Rahul’s workaholic nature had already created a fair distance between them in terms of communication and understanding. Now that Aditi too was passionate about building her career and had lesser time for their relationship, the gap deepened further more.

Everyone needs a shoulder to cry on during difficult times. The accessibility and the easily approachable nature of Ankit is what made Aditi be good friends with him in the beginning. But it was Ankit’s helpful nature and his support during tough times that made their relationship travel a little beyond friendship. Both of them were aware that they had loving families back home, but were getting entwined emotionally even without their knowledge.

When you are in love, however hard you try, you can’t hide it. Slowly Aditi and Ankit started becoming the talk of the town. They were the topic at cafe tables and hushed gossips in the corridors. Gossip mongers had a nice feast and the news spread like wild-fire and within no time reached the spouses of both Aditi and Ankit.

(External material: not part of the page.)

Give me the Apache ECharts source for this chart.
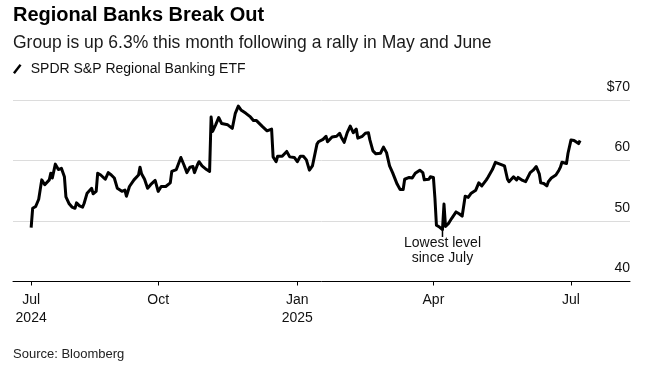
<!DOCTYPE html>
<html>
<head>
<meta charset="utf-8">
<script src="https://cdn.jsdelivr.net/npm/echarts@6/dist/echarts.min.js"></script>
<style>
  html, body { margin: 0; padding: 0; background: #fff; }
  #chart { width: 647px; height: 375px; }
</style>
</head>
<body>
<div id="chart"></div>
<script>
// SPDR S&P Regional Banking ETF
const dates = [
  '2024-07-09', '2024-07-10', '2024-07-12', '2024-07-14', '2024-07-16', '2024-07-18', '2024-07-21', '2024-07-22',
  '2024-07-23', '2024-07-25', '2024-07-27', '2024-07-29', '2024-07-30', '2024-07-31', '2024-08-01', '2024-08-03',
  '2024-08-05', '2024-08-07', '2024-08-08', '2024-08-10', '2024-08-12', '2024-08-13', '2024-08-15', '2024-08-18',
  '2024-08-19', '2024-08-21', '2024-08-22', '2024-08-24', '2024-08-27', '2024-08-29', '2024-08-31', '2024-09-02',
  '2024-09-04', '2024-09-07', '2024-09-09', '2024-09-10', '2024-09-12', '2024-09-15', '2024-09-18', '2024-09-19',
  '2024-09-20', '2024-09-22', '2024-09-24', '2024-09-26', '2024-09-29', '2024-10-01', '2024-10-02', '2024-10-03',
  '2024-10-06', '2024-10-07', '2024-10-09', '2024-10-10', '2024-10-13', '2024-10-16', '2024-10-18', '2024-10-20',
  '2024-10-22', '2024-10-24', '2024-10-25', '2024-10-27', '2024-10-28', '2024-10-30', '2024-11-02', '2024-11-04',
  '2024-11-05', '2024-11-06', '2024-11-08', '2024-11-10', '2024-11-12', '2024-11-16', '2024-11-19', '2024-11-21',
  '2024-11-23', '2024-11-25', '2024-11-28', '2024-12-01', '2024-12-03', '2024-12-05', '2024-12-07', '2024-12-09',
  '2024-12-10', '2024-12-12', '2024-12-15', '2024-12-16', '2024-12-18', '2024-12-19', '2024-12-22', '2024-12-25',
  '2024-12-27', '2024-12-30', '2025-01-01', '2025-01-03', '2025-01-05', '2025-01-07', '2025-01-09', '2025-01-11',
  '2025-01-14', '2025-01-15', '2025-01-18', '2025-01-20', '2025-01-21', '2025-01-24', '2025-01-27', '2025-01-29',
  '2025-01-30', '2025-02-01', '2025-02-03', '2025-02-05', '2025-02-07', '2025-02-09', '2025-02-10', '2025-02-13',
  '2025-02-15', '2025-02-17', '2025-02-18', '2025-02-20', '2025-02-22', '2025-02-25', '2025-02-27', '2025-03-01',
  '2025-03-03', '2025-03-05', '2025-03-08', '2025-03-10', '2025-03-12', '2025-03-13', '2025-03-16', '2025-03-18',
  '2025-03-20', '2025-03-23', '2025-03-25', '2025-03-26', '2025-03-29', '2025-03-30', '2025-04-01', '2025-04-02',
  '2025-04-03', '2025-04-05', '2025-04-07', '2025-04-08', '2025-04-09', '2025-04-11', '2025-04-13', '2025-04-16',
  '2025-04-18', '2025-04-20', '2025-04-22', '2025-04-24', '2025-04-26', '2025-04-27', '2025-04-29', '2025-05-01',
  '2025-05-03', '2025-05-04', '2025-05-06', '2025-05-07', '2025-05-10', '2025-05-12', '2025-05-15', '2025-05-18',
  '2025-05-20', '2025-05-21', '2025-05-24', '2025-05-26', '2025-05-27', '2025-05-30', '2025-05-31', '2025-06-01',
  '2025-06-04', '2025-06-06', '2025-06-08', '2025-06-10', '2025-06-11', '2025-06-13', '2025-06-15', '2025-06-16',
  '2025-06-18', '2025-06-21', '2025-06-23', '2025-06-24', '2025-06-25', '2025-06-28', '2025-06-29', '2025-07-01',
  '2025-07-03', '2025-07-04', '2025-07-06', '2025-07-07'
]
const prices = [
  48.9, 52.1, 52.4, 53.6, 56.8, 56.0, 56.8, 57.9,
  57.1, 59.4, 58.5, 58.7, 58.4, 57.3, 54.0, 52.9,
  52.3, 52.1, 53.0, 52.5, 52.3, 52.9, 54.6, 55.4,
  54.5, 54.9, 57.9, 57.6, 56.9, 58.0, 57.6, 57.1,
  55.4, 54.9, 55.1, 54.1, 55.7, 56.8, 57.6, 58.9,
  57.8, 56.9, 55.4, 56.0, 56.7, 54.9, 54.7, 55.7,
  55.7, 55.4, 56.3, 58.2, 58.5, 60.5, 59.3, 58.0,
  58.9, 59.0, 58.0, 59.3, 59.8, 59.1, 58.5, 58.2,
  67.2, 64.8, 65.9, 67.1, 66.1, 65.9, 65.3, 67.8,
  69.0, 68.3, 67.8, 67.2, 66.6, 66.6, 66.1, 65.6,
  65.9, 64.9, 65.2, 60.6, 59.8, 60.7, 60.7, 61.5,
  60.6, 60.5, 59.8, 60.7, 60.7, 60.1, 58.4, 59.1,
  62.7, 63.1, 63.5, 64.0, 63.1, 63.9, 64.0, 64.5,
  63.9, 63.0, 64.6, 65.7, 64.6, 65.2, 63.7, 64.0,
  64.5, 64.6, 63.4, 61.6, 61.1, 61.2, 62.2, 61.3,
  59.1, 58.0, 56.1, 55.2, 55.2, 56.9, 57.2, 57.1,
  57.9, 58.4, 58.0, 56.8, 56.9, 57.3, 57.2, 53.8,
  49.3, 49.0, 48.6, 52.8, 49.1, 49.6, 50.4, 51.5,
  51.2, 50.8, 54.1, 53.9, 54.6, 54.3, 55.1, 56.3,
  55.8, 55.6, 56.8, 57.2, 58.5, 59.7, 59.4, 59.1,
  56.9, 56.5, 57.3, 56.8, 57.2, 56.7, 56.9, 56.5,
  58.0, 58.4, 59.0, 57.8, 56.3, 56.2, 55.8, 56.5,
  57.1, 57.6, 58.4, 58.9, 59.7, 59.5, 61.2, 63.4,
  63.3, 63.0, 62.8, 63.3
]
const xTicks = ['2024-07-09', '2024-10-01', '2025-01-01', '2025-04-01', '2025-07-01']
const monthNames = ['Jan', 'Feb', 'Mar', 'Apr', 'May', 'Jun', 'Jul', 'Aug', 'Sep', 'Oct', 'Nov', 'Dec']
const yTicks = [40, 50, 60, 70]

const seriesName = 'SPDR S&P Regional Banking ETF'
const lowIdx = prices.indexOf(Math.min(...prices))
const font = "'Liberation Sans', Arial, Helvetica, sans-serif"
const ts = d => Date.parse(d + 'T00:00:00Z')

const chart = echarts.init(document.getElementById('chart'), null, { renderer: 'canvas' })

const option = {
  backgroundColor: '#fff',
  animation: false,
  textStyle: { fontFamily: font },
  title: [
    {
      text: 'Regional Banks Break Out',
      left: 13, top: 5, padding: 0,
      textStyle: { fontSize: 20, fontWeight: 'bold', color: '#000', fontFamily: font }
    },
    {
      text: 'Group is up 6.3% this month following a rally in May and June',
      left: 13, top: 34, padding: 0,
      textStyle: { fontSize: 17.5, fontWeight: 'normal', color: '#1a1a1a', fontFamily: font }
    },
    {
      text: 'Source: Bloomberg',
      left: 13, top: 348, padding: 0,
      textStyle: { fontSize: 13, fontWeight: 'normal', color: '#222', fontFamily: font }
    }
  ],
  legend: {
    left: 13, top: 62, padding: 0,
    icon: 'path://M0,9 L7,0 L9,1.6 L2,10.6 Z',
    itemWidth: 9, itemHeight: 10,
    textStyle: { fontSize: 14, color: '#111', fontFamily: font, padding: [0, 0, 0, 4] },
    data: [seriesName]
  },
  grid: { left: 13, right: 17, top: 100, bottom: 93.5 },
  xAxis: {
    type: 'value',
    min: ts('2024-06-27'),
    max: ts('2025-08-09'),
    axisLine: { lineStyle: { color: '#000', width: 1 } },
    axisTick: {
      length: 4,
      lineStyle: { color: '#000' },
      customValues: xTicks.map(ts)
    },
    axisLabel: {
      customValues: xTicks.map(ts),
      margin: 10,
      fontSize: 14,
      lineHeight: 18,
      color: '#111',
      fontFamily: font,
      formatter: v => {
        const d = new Date(v)
        const m = monthNames[d.getUTCMonth()]
        if (d.getUTCFullYear() === 2024 && m === 'Jul') return 'Jul\n2024'
        if (m === 'Jan') return 'Jan\n' + d.getUTCFullYear()
        return m
      }
    },
    splitLine: { show: false }
  },
  yAxis: {
    type: 'value',
    position: 'right',
    min: yTicks[0],
    max: yTicks[yTicks.length - 1],
    interval: 10,
    axisLine: { show: false },
    axisTick: { show: false },
    axisLabel: {
      inside: true,
      margin: 0,
      fontSize: 14,
      color: '#111',
      fontFamily: font,
      verticalAlign: 'bottom',
      padding: [0, 0, 6, 0],
      formatter: v => (v === 70 ? '$70' : String(v))
    },
    splitLine: { lineStyle: { color: '#dcdcdc', width: 1 } }
  },
  series: [
    {
      name: seriesName,
      type: 'line',
      data: dates.map((d, i) => [ts(d), prices[i]]),
      showSymbol: false,
      symbol: 'none',
      lineStyle: { color: '#000', width: 3, join: 'round' },
      itemStyle: { color: '#000' },
      markPoint: {
        symbol: 'rect',
        symbolSize: [1.5, 7],
        symbolOffset: [0, 4],
        itemStyle: { color: '#000' },
        label: {
          show: true,
          position: 'bottom',
          distance: -1,
          fontSize: 14,
          lineHeight: 15,
          color: '#111',
          fontFamily: font,
          formatter: 'Lowest level\nsince July'
        },
        data: [{ coord: [ts(dates[lowIdx]), prices[lowIdx]] }]
      }
    }
  ]
}

chart.setOption(option)
</script>
</body>
</html>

Tension brewed in both households and started affecting the kids. Pihu and Piya were not old enough to understand the complications caused by the intermingling of the delicate strings that can hold or break relationships. But kids are too good with intuitions and are born with the skill of reading faces, intentions and situations.

Rahul was feeling betrayed and couldn’t take it anymore. After a few legal consultations, he filed for divorce.

The elders of the family as well as counselors did their best to make both Rahul and Aditi understand how it is going to affect Pihu and Piya.

On the other hand Ankit too was having a tough time with his wife who was threatening to destroy Aditi’s future. His only son was sent to boarding school in order to avoid witnessing altercations between his parents.


Image Courtesy: Google Image Search
Image Courtesy: Google Image Search

Aditi was sitting with a cup of coffee on the window sill of her studio apartment reminiscing good old times spent with Rahul. A tear or two fell down her cheeks as her thoughts shifted to the time she shared with Ankit. As she sipped her coffee, she wished life too had popular buttons like “Edit“, “Undo“, “Redo“, “Unfriend“, “Block“, “Alt+F4” etc.,. she could have at least pressed “Escape“.

Memories good or bad, old or new, can be a great company, even though extremely painful.

While Pihu was sitting on the couch looking at the photos in an old album, Piya was dusting off her father’s picture hanging on the wall next to the window sill where Aditi was seated.

Aditi went upto Piya and said, “A Very Happy Birthday My Girls!

It was their 12th birthday.


This post is part of the WordPress Daily Prompts : 365 Writing Prompts program where the aim is to post at least once a day based on the prompts that they have provided. Today’s prompt is, Choose your adventure: Write a story or post with an open ending, and let your readers invent the conclusion.”

The author Rekha Dhyani is one of the contributors to the Project 365 – A Post A Day and blogs regularly at Dew Drops. She also shares her lucky clicks at The Crystal Trance.


21 Replies to “The Window Sill”

  1. The couple could stay away from each other for some time and try to work out a relationship. Divorce in the short run is an easy and quick solution. With a demanding work schedule , can Aditi do justice to her girls? Aditi should not get entangled with office colleagues.

  2. Fantastic, Rekha. I really loved how you left the ending open. Also, you used “love” in a non-stereotypical way. Contrary to the way our “culture” will have us believe, we may find love multiple times in your life. There is no ranking the people we love or measuring the quantity of love… its just there… it just happens 🙂 And we make choices… some of them to suppress our feeling, some to rip off all existing bonds to follow your heart. Its all admissible 🙂

    Jacob (TMH)

  3. Rekha,you have delivered on the prompt. I’ll give you that. It’s indeed open ended and the narrative is crisp. Of course I get the point of the post and prompt would be to let the readers invent the conclusion, or rather have their own version of how it ended. As for the actual story it’s sadly a true reflection of that happens everywhere. We blame it on the corporate culture and the fast paced life. But I disagree there, it’s marriage. Marriage makes us take each other for granted to an extend. Especially where both couples are working. We expect each other to understand little things. But these collection of little things ultimately just collate together and make it one big mess. Anyway, that’s just my opinion 🙂

  4. This is a story I have seen taking birth in front of me when I was working.. seen how the lack of communication destroys relationships… and loved the way you left the ending… just giving a sense of it :)… Have you read the book Sense of an Ending by Julian Barnes… it is based on the same concept and is brilliantly written

  5. I think she should move on with her daughters. I can only feel sorry for Rahul for not having balanced himself well between work and home. A lesson learnt bitter way.
    This was a good read Rekha.

  6. very well weaved’s a fantastic story with open ends.. upto the readers to decide..
    coming over to the situation – both partners need to put in some efforts to keep the marriage going and the love intact. it’s not easy when both the partners are career oriented and there are children who need attention.